DATA PROVIDED:
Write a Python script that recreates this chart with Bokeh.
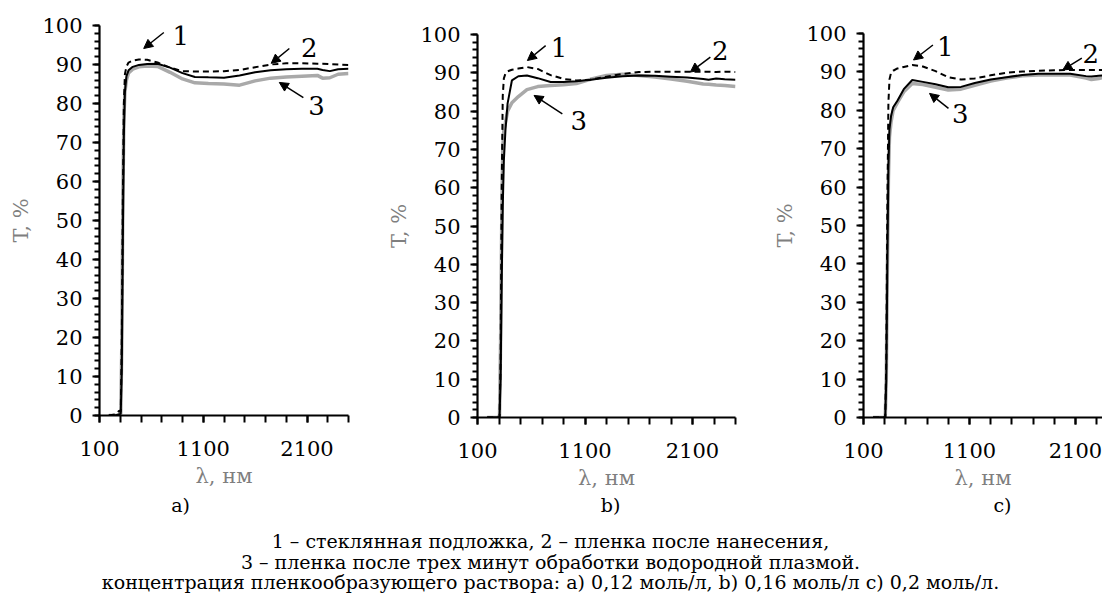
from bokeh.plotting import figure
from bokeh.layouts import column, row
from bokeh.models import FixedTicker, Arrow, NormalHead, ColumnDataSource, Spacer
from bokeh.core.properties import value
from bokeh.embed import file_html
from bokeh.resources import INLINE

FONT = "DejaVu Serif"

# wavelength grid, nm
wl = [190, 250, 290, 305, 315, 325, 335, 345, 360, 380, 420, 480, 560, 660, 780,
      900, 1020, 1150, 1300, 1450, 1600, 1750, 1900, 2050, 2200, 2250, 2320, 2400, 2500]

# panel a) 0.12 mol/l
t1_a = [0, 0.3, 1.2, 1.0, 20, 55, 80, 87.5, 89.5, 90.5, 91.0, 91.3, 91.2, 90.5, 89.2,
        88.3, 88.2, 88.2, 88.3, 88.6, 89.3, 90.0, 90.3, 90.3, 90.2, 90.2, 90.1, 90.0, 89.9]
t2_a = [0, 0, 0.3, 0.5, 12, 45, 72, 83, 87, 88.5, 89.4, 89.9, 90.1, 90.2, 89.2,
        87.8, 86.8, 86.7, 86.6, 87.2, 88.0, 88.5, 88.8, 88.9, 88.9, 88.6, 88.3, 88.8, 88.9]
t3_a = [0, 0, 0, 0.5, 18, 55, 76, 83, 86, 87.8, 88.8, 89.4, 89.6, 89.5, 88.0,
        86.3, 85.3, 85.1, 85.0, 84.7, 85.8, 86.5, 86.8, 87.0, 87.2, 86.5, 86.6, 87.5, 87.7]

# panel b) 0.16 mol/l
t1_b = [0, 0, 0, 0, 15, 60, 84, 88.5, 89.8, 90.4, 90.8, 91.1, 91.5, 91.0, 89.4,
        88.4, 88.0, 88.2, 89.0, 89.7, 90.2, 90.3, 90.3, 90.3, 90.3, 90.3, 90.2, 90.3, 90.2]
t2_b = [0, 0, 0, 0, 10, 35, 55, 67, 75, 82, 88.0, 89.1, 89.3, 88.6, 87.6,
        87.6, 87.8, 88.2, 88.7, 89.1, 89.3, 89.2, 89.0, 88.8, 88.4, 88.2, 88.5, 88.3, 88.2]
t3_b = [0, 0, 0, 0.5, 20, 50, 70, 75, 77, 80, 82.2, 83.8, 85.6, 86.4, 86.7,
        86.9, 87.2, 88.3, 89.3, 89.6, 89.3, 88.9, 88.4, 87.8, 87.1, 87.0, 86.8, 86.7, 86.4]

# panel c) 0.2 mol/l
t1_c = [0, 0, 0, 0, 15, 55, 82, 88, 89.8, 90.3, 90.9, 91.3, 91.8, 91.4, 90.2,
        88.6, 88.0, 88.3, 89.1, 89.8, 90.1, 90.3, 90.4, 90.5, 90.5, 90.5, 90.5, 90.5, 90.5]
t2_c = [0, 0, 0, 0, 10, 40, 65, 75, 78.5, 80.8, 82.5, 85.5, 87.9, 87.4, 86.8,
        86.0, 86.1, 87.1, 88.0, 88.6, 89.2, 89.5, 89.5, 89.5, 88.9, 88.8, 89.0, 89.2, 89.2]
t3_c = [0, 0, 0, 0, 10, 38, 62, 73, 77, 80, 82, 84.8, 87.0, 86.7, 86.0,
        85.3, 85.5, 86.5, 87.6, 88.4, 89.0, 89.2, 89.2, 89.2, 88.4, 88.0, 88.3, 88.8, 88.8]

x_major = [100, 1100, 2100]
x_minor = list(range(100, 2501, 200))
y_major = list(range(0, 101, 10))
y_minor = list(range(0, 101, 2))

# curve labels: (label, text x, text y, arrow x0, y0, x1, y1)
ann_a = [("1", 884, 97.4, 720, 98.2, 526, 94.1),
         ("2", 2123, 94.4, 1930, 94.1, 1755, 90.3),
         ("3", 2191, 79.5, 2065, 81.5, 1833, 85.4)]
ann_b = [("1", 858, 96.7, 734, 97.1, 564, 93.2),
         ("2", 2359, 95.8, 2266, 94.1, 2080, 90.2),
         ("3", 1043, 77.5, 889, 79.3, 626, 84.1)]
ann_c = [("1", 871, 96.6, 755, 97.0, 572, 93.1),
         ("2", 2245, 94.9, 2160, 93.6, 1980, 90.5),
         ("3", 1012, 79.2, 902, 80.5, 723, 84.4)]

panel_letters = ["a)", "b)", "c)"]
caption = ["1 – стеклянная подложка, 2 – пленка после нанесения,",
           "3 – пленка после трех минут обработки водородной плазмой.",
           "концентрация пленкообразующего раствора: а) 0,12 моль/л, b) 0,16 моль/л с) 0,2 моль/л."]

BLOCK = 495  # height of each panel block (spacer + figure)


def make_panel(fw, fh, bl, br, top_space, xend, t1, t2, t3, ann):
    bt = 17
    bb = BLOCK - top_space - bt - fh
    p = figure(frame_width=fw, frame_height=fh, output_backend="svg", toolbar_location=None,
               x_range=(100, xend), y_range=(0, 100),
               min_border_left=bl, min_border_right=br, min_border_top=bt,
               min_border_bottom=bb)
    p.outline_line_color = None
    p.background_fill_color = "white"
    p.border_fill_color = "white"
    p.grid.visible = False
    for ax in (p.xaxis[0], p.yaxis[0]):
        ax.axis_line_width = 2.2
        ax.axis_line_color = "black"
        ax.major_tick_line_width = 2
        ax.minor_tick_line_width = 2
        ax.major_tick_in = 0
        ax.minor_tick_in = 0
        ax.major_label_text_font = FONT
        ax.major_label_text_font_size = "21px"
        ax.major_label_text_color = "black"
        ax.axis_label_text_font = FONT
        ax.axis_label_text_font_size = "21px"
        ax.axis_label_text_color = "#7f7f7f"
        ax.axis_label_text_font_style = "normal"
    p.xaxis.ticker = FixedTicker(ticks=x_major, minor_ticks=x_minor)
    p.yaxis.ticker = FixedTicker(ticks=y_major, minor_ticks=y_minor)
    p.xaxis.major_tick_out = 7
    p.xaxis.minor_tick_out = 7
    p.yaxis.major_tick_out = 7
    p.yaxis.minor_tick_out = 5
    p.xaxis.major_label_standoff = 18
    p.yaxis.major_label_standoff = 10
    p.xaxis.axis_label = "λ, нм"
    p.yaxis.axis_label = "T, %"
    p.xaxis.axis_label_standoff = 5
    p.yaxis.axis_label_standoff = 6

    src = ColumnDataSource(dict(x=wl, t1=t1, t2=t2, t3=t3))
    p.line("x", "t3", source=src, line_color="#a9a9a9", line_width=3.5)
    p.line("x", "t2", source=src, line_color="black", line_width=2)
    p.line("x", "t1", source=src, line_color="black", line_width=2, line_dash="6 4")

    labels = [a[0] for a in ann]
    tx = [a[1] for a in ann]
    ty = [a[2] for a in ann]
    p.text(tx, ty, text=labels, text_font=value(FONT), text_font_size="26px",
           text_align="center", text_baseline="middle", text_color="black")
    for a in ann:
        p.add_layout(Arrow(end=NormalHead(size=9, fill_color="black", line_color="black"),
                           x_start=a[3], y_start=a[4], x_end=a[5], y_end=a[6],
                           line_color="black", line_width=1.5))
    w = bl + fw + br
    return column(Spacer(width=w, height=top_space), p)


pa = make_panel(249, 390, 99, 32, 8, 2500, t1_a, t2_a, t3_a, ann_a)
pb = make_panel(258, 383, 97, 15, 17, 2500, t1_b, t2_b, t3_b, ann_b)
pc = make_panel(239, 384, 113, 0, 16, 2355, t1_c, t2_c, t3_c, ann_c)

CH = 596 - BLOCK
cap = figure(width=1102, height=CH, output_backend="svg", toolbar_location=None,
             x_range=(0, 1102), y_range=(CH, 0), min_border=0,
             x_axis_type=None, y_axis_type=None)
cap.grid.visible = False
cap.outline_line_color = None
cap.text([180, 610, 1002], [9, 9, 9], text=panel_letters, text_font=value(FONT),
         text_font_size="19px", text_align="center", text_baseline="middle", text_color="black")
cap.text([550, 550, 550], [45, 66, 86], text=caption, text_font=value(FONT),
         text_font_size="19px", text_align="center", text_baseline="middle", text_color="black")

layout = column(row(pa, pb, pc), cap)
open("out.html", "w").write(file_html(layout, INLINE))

---

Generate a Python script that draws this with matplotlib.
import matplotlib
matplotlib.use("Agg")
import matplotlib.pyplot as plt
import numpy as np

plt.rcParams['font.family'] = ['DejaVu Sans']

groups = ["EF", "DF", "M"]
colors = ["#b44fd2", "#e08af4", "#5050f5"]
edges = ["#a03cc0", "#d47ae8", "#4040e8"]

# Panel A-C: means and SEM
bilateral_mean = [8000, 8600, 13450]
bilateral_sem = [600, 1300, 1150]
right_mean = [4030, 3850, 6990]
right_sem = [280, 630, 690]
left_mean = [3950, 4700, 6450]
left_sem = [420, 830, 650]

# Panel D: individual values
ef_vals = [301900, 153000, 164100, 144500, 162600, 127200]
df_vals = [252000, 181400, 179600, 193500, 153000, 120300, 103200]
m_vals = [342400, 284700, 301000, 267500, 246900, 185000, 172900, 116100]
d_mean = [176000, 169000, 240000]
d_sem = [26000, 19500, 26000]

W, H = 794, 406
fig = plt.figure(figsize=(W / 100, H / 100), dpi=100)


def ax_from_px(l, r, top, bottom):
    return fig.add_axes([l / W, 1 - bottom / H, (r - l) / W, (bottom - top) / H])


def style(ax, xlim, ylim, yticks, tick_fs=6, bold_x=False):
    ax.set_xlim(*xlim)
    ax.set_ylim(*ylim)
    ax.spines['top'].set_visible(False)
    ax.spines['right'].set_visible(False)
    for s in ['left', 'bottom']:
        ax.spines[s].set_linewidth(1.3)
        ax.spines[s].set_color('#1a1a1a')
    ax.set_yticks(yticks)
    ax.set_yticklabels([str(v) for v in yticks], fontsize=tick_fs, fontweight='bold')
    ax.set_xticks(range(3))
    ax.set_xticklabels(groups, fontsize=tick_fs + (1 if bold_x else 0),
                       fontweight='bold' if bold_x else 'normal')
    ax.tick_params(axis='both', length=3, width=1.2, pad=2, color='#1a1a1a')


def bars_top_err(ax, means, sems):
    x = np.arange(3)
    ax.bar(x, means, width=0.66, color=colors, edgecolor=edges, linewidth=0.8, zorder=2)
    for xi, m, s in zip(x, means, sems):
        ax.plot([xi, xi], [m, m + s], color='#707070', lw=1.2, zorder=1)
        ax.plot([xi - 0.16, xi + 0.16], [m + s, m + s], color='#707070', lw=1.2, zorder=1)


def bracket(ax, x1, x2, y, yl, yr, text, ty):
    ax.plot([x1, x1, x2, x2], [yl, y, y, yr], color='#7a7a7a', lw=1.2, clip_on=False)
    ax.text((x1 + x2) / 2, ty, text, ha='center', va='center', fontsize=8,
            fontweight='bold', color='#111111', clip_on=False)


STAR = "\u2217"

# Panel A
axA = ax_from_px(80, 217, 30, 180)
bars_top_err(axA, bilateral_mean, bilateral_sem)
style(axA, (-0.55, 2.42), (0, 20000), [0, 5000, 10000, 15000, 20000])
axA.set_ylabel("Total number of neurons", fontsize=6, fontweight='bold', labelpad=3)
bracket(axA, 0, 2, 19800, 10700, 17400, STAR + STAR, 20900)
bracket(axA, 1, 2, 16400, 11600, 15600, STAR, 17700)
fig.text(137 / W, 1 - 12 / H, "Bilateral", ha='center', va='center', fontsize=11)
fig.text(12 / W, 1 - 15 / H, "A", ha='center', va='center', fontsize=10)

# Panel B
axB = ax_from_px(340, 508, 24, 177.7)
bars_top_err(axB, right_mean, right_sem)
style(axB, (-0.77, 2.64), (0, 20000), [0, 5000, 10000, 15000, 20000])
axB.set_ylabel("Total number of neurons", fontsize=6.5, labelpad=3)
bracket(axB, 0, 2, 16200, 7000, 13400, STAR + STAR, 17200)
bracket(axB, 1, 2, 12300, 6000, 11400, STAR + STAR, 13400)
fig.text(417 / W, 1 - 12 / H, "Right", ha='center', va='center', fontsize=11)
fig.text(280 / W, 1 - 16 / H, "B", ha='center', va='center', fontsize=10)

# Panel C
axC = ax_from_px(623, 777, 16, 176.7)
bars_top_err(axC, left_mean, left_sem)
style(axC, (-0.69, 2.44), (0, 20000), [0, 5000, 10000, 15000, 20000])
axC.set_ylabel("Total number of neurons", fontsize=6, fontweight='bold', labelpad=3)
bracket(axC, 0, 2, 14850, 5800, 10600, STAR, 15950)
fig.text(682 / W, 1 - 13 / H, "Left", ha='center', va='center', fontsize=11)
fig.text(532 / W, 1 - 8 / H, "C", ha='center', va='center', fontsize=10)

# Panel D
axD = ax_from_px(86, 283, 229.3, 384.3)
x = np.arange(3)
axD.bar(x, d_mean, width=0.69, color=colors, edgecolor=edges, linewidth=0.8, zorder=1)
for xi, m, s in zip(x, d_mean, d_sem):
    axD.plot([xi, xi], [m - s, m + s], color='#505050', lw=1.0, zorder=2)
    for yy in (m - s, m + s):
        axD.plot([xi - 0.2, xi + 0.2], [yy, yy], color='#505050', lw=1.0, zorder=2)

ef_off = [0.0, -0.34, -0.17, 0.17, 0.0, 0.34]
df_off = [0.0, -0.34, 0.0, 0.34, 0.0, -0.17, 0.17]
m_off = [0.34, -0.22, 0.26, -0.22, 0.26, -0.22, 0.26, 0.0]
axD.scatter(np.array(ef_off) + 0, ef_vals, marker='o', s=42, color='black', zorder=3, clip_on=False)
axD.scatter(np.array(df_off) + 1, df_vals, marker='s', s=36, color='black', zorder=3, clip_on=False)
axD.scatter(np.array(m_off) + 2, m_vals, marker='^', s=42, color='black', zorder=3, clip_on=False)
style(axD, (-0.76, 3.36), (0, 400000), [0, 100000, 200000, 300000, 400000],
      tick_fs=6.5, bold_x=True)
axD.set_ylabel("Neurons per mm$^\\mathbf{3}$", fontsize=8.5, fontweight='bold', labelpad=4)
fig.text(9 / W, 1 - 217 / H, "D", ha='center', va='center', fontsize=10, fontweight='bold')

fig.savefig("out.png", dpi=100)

---

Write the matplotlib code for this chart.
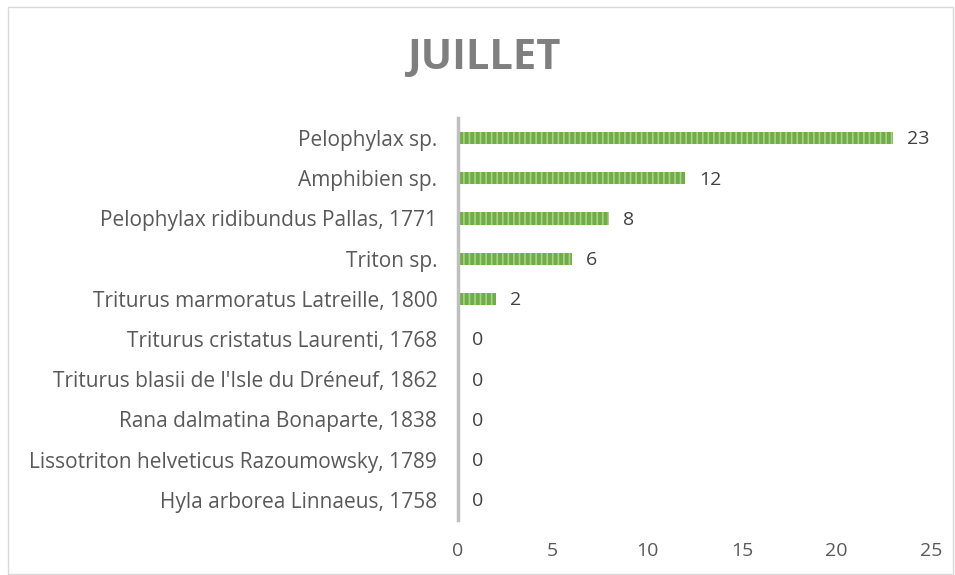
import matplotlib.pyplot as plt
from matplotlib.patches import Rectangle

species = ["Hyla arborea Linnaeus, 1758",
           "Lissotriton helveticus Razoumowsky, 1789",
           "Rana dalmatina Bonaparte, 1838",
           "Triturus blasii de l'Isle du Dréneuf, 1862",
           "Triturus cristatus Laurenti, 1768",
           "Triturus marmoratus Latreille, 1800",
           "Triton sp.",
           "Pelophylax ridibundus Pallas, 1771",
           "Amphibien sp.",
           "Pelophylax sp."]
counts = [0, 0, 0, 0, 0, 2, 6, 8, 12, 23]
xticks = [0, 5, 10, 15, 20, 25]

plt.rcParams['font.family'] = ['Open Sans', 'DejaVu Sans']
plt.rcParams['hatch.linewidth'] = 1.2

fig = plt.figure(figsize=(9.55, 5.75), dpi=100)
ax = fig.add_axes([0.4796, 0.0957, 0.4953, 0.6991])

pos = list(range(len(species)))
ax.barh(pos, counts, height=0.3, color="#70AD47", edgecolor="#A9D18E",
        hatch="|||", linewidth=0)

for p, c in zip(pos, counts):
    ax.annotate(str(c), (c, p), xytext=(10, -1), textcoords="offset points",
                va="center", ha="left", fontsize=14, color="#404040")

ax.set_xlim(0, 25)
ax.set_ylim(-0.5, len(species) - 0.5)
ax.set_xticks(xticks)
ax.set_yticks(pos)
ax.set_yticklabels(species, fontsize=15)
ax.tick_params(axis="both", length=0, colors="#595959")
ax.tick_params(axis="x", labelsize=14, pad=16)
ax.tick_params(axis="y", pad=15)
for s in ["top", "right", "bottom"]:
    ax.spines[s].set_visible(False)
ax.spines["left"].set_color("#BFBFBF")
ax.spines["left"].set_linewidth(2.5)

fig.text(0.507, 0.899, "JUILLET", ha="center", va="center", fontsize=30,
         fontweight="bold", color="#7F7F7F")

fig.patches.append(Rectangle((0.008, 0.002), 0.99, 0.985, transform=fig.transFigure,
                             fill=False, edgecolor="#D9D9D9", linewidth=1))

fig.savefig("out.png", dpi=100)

WHAT YOU HAVE TO DO:
Make an exact copy of the lines from the one with "Write a Python" through the one with "86.6, 87.5, 87.7]", both ends in, and nothing else. Drop every picture.

FINISHED ANSWER:
Write a Python script that recreates this chart with Bokeh.
from bokeh.plotting import figure
from bokeh.layouts import column, row
from bokeh.models import FixedTicker, Arrow, NormalHead, ColumnDataSource, Spacer
from bokeh.core.properties import value
from bokeh.embed import file_html
from bokeh.resources import INLINE

FONT = "DejaVu Serif"

# wavelength grid, nm
wl = [190, 250, 290, 305, 315, 325, 335, 345, 360, 380, 420, 480, 560, 660, 780,
      900, 1020, 1150, 1300, 1450, 1600, 1750, 1900, 2050, 2200, 2250, 2320, 2400, 2500]

# panel a) 0.12 mol/l
t1_a = [0, 0.3, 1.2, 1.0, 20, 55, 80, 87.5, 89.5, 90.5, 91.0, 91.3, 91.2, 90.5, 89.2,
        88.3, 88.2, 88.2, 88.3, 88.6, 89.3, 90.0, 90.3, 90.3, 90.2, 90.2, 90.1, 90.0, 89.9]
t2_a = [0, 0, 0.3, 0.5, 12, 45, 72, 83, 87, 88.5, 89.4, 89.9, 90.1, 90.2, 89.2,
        87.8, 86.8, 86.7, 86.6, 87.2, 88.0, 88.5, 88.8, 88.9, 88.9, 88.6, 88.3, 88.8, 88.9]
t3_a = [0, 0, 0, 0.5, 18, 55, 76, 83, 86, 87.8, 88.8, 89.4, 89.6, 89.5, 88.0,
        86.3, 85.3, 85.1, 85.0, 84.7, 85.8, 86.5, 86.8, 87.0, 87.2, 86.5, 86.6, 87.5, 87.7]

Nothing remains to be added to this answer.